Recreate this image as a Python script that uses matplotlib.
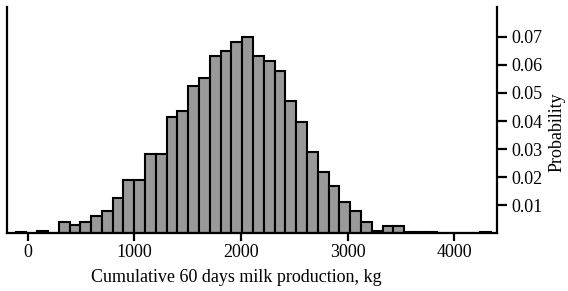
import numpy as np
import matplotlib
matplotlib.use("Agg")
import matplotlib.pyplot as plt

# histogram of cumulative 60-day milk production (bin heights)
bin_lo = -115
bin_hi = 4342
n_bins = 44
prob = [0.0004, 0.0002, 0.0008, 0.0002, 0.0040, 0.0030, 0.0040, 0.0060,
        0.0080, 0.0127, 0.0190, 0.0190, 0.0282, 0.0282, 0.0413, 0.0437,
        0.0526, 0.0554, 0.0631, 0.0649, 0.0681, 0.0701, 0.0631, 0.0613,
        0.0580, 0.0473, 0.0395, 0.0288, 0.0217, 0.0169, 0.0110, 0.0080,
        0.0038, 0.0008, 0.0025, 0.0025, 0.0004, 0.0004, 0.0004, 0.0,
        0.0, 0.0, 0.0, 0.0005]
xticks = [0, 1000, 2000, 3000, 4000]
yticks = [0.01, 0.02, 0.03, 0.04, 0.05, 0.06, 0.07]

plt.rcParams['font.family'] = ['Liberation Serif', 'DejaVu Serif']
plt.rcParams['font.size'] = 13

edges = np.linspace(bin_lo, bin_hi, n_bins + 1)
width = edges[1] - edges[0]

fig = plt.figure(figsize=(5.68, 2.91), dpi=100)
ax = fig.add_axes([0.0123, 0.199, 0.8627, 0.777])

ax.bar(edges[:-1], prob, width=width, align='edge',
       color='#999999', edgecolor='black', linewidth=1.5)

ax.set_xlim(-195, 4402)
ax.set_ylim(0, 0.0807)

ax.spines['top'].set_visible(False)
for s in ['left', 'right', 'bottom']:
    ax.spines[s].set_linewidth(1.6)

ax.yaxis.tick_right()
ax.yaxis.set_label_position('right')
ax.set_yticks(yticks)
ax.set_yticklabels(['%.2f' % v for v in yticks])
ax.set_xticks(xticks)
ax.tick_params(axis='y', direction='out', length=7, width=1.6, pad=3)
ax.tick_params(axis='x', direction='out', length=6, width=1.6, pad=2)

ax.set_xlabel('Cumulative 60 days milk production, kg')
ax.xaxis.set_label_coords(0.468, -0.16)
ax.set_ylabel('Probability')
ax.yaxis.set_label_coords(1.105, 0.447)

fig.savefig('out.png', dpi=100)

Instructions to follow
Everything from the first line to the line with "import matplotlib.pyplot as plt" must be repeated exactly, and nothing else. Leave the pictures out.

Answer to the task
Recreate this image as a Python script that uses matplotlib.
import numpy as np
import matplotlib
matplotlib.use("Agg")
import matplotlib.pyplot as plt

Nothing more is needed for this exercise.